Lairesse, Gerard

, an eminent Flemish painter, was born at Liege, in 1640. His father, who was a tolerable painter, put his son first to study the belles lettres, poetry, and music, to the last of which Gerard dedicated a day in every week: but at length taught him design, and made him copy the best pictures, particularly those of Bertholet Flaraael, a canon of that city. At the age of fifteen, Gerard began to paint portraits, and some historical pieces, for the electors of Cologne and Brandenburgh, which contributed-to make him known, and gave him great reputation. The ease, however, with which he got his money tempted him to part with it as easily, and run into expence. He was fond of dress, and making a figure in the world; he had also an ambition to please the ladies, and fancied that the liveliness of his wit would compensate in some degree for the deformity of his person. But one of his mistresses, whom he had turned off, having out of revenge wounded him dangerously with a knife, he abandoned such promiscuous gallantry, and married. While settled at Utrecht, and poor, he was seized with a contagious distemper; and, his wife lying-in at the same time, he was reduced to offer a picture to sale for present support, which, in three days’ time, was bought by Vytenburgh, a picture-merchant at Amsterdam, who engaged | him to go to that city. Accordingly Lairesse settled there; and his reputation rose to so high a pitch, that the Hollanders esteem him the best history-painter of their country, and commonly call him their second Raphael; Hemskirk is their first. Yet his style of painting was but a compound of those of Poussin and the old French school. While he aimed at imitating the best Italian masters, he never avoided those false airs of the head and limbs, which seem rather taken from the stage than from nature; so that his works do not rise to the level of true merit. At length, borne down with infirmities, aggravated by the loss of his eye-sight, he finished his days at Amsterdam, in 1711, at the age of seventy-one.

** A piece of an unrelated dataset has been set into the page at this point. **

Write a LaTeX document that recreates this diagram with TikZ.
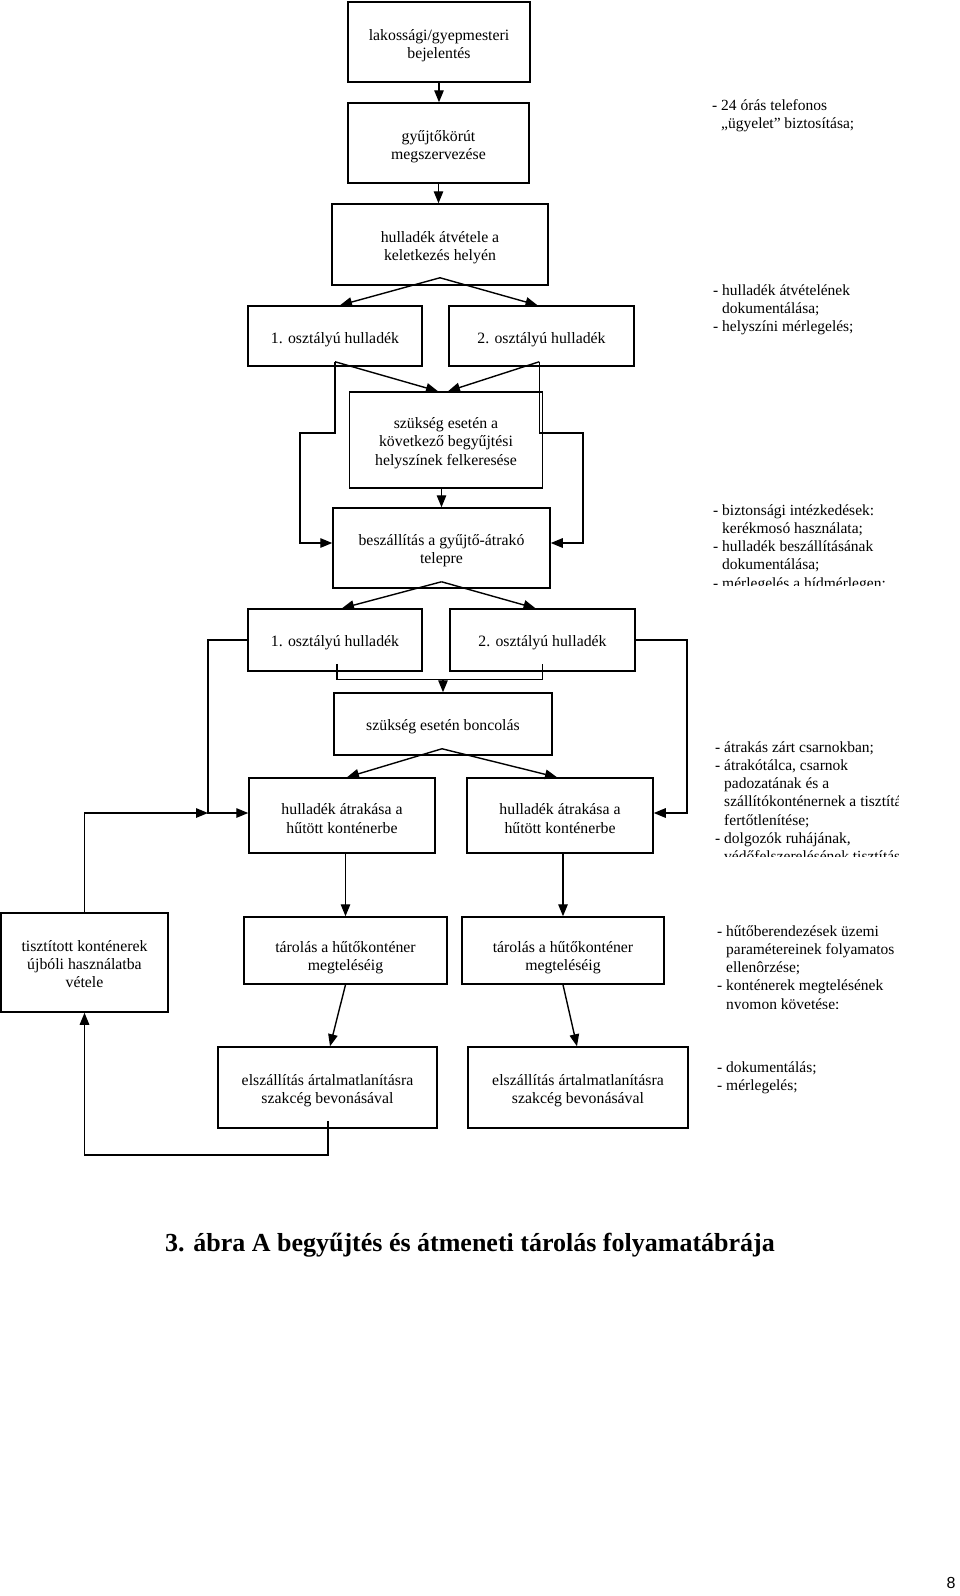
\documentclass[tikz,border=0pt]{standalone}
\usepackage{fontspec}
\setmainfont{Liberation Serif}
\newfontfamily\pagenumfont{Liberation Sans}
\usetikzlibrary{arrows.meta,calc}
\newcommand\bxfont{\fontsize{15.8}{18.3}\selectfont}
\newcommand\ntfont{\fontsize{15.5}{18.3}\selectfont}
\newcommand\hs{\phantom{- }}
\newcommand\mkbox[6]{%
  \node[box,minimum width=#3,minimum height=#4] (#1) at (#2) {};
  \node[lbl] (#1t) at ($(#1.center)+(0,#5)$) {#6};}
\begin{document}
\begin{tikzpicture}[x=1pt,y=-1pt,
  box/.style={draw,line width=1.5pt,inner sep=0pt},
  lbl/.style={inner sep=0pt,align=center,font=\bxfont},
  ln/.style={line width=1.4pt},
  arr/.style={line width=1.4pt,-{Triangle[length=12pt,width=9.5pt]}},
  note/.style={anchor=north west,inner sep=0pt,align=left,font=\ntfont}]
\useasboundingbox (0,0) rectangle (960,1596);
\fill[white] (0,0) rectangle (960,1596);

% boxes
\mkbox{b1}{439,42}{182}{80}{3.5}{lakossági/gyepmesteri\\bejelentés}
\mkbox{b2}{438.5,143}{181}{80}{3.5}{gyűjtőkörút\\megszervezése}
\mkbox{b3}{440,244.5}{216}{81}{3.5}{hulladék átvétele a\\keletkezés helyén}
\mkbox{b4}{335,336}{174}{60}{4}{1. osztályú hulladék}
\mkbox{b5}{541.5,336}{185}{60}{4}{2. osztályú hulladék}
\mkbox{b6}{446,440}{193}{96}{3}{szükség esetén a\\következő begyűjtési\\helyszínek felkeresése}
\mkbox{b7}{441.5,548}{217}{80}{3}{beszállítás a gyűjtő-átrakó\\telepre}
\mkbox{b8}{335,640}{174}{62}{3}{1. osztályú hulladék}
\mkbox{b9}{542.5,640}{185}{62}{3}{2. osztályú hulladék}
\mkbox{b10}{443,724}{218}{62}{3}{szükség esetén boncolás}
\mkbox{b11}{342,815.5}{186}{75}{3}{hulladék átrakása a\\hűtött konténerbe}
\mkbox{b12}{560,815.5}{186}{75}{3}{hulladék átrakása a\\hűtött konténerbe}
\mkbox{b13}{345.5,950.5}{203}{67}{7}{tárolás a hűtőkonténer\\megteléséig}
\mkbox{b14}{563,950.5}{202}{67}{7}{tárolás a hűtőkonténer\\megteléséig}
\mkbox{b15}{84.5,962.5}{167}{99}{1.5}{tisztított konténerek\\újbóli használatba\\vétele}
\mkbox{b16}{327.5,1087.5}{219}{81}{3.5}{elszállítás ártalmatlanításra\\szakcég bevonásával}
\mkbox{b17}{578,1087.5}{220}{81}{3.5}{elszállítás ártalmatlanításra\\szakcég bevonásával}

% connectors
\draw[arr] (b1.south) -- (b1.south |- b2.north);
\draw[arr] (b2.south) -- (b2.south |- b3.north);
\coordinate (s3) at ($(b3.south)+(0,-8)$);
\draw[arr] (s3) -- ($(b4.north)+(5,0)$);
\draw[arr] (s3) -- ($(b5.north)+(-4,0)$);
\coordinate (L1) at ($(b4.south)+(0,-5)$);
\coordinate (R1) at ($(b5.south west)+(91,-5)$);
\draw[arr] (L1) -- ($(b6.north)+(-8,0)$);
\draw[arr] (R1) -- ($(b6.north)+(2,0)$);
\coordinate (L2) at (300,433); \coordinate (R2) at (583,433);
\coordinate (L3) at (300,543); \coordinate (R3) at (583,543);
\draw[arr] (L1) |- (L2) -- (L3) -- (b7.west |- L3);
\draw[arr] (R1) |- (R2) -- (R3) -- (b7.east |- R3);
\draw[arr] (b6.south -| b7.north) -- (b7.north);
\coordinate (s7) at ($(b7.south)+(0,-7)$);
\draw[arr] (s7) -- ($(b8.north)+(7,0)$);
\draw[arr] (s7) -- ($(b9.north)+(-7,0)$);
\coordinate (j8) at ($(b8.south)+(2,8)$);
\coordinate (j9) at ($(b9.south)+(0,8)$);
\draw[ln] ($(b8.south)+(2,-8)$) -- (j8) -- (j9) -- ($(b9.south)+(0,-8)$);
\coordinate (j10) at (j8 -| b10.north);
\draw[arr] (j10) -- (b10.north);
\coordinate (s10) at ($(b10.south)+(-1,-7)$);
\draw[arr] (s10) -- ($(b11.north)+(5,0)$);
\draw[arr] (s10) -- ($(b12.north)+(-3,0)$);
\coordinate (jL) at (208,813); \coordinate (jR) at (687,813);
\draw[arr] (b8.west) -| (jL) -- (b11.west |- jL);
\draw[arr] (b9.east) -| (jR) -- (b12.east |- jR);
\draw[arr] (b15.north) |- (jL);
\draw[arr] (b11.south -| b13.north) -- (b13.north);
\draw[arr] (b12.south -| b14.north) -- (b14.north);
\draw[arr] (b13.south) -- ($(b16.north)+(2.5,0)$);
\draw[arr] (b14.south) -- ($(b17.north)+(-1,0)$);
\coordinate (rB) at (328,1155);
\draw[arr] ($(b16.south)+(0.5,-8)$) -- (rB) -| (b15.south);

% side notes
\node[note] (t1) at (712,97) {\strut- 24 órás telefonos\\\hs„ügyelet” biztosítása;};
\node[note] (t2) at (713,282) {\strut- hulladék átvételének\\\hs dokumentálása;\\- helyszíni mérlegelés;};
\begin{scope}
\clip (700,495) rectangle (960,585);
\node[note] (t3) at (713,502) {\strut- biztonsági intézkedések:\\\hs kerékmosó használata;\\- hulladék beszállításának\\\hs dokumentálása;\\- mérlegelés a hídmérlegen;};
\end{scope}
\begin{scope}
\clip (700,730) rectangle (898,856);
\node[note] (t4) at (715,739) {\strut- átrakás zárt csarnokban;\\- átrakótálca, csarnok\\\hs padozatának és a\\\hs szállítókonténernek a tisztítása,\\\hs fertőtlenítése;\\- dolgozók ruhájának,\\\hs védőfelszerelésének tisztítása;};
\end{scope}
\begin{scope}
\clip (700,915) rectangle (960,1008);
\node[note] (t5) at (717,923) {\strut- hűtőberendezések üzemi\\\hs paramétereinek folyamatos\\\hs ellenôrzése;\\- konténerek megtelésének\\\hs nyomon követése;};
\end{scope}
\node[note] (t6) at (717,1059) {\strut- dokumentálás;\\- mérlegelés;};

% caption and page number
\node[inner sep=0pt,font=\fontsize{26}{30}\selectfont\bfseries] (cap) at (470,1245) {3. ábra A begyűjtés és átmeneti tárolás folyamatábrája};
\node[inner sep=0pt,font=\pagenumfont\fontsize{16}{19}\selectfont] (pg) at (951,1583) {8};
\end{tikzpicture}
\end{document}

He had three sons, of whom two were painters and his disciples. He had also three brothers, Ernest, James, and John: Ernest and John painted animals, and James was a flower-painter. He engraved a great deal in aqua-fortis. His work consists of 256 plates, great and small, more than the half of which are by his own hand; the others are engraved by Poole, Berge, Glauber, &c. Lairesse has the credit of an excellent book upon the art, which has been translated into English, and printed both in 4to and 8vo, at London, but it is thought that it consists only of observations made by him, and published with the authority of his name. 1


Argenville, vol. III.—Pilkington and Strutt.—Sir J. Reynolds’s Works.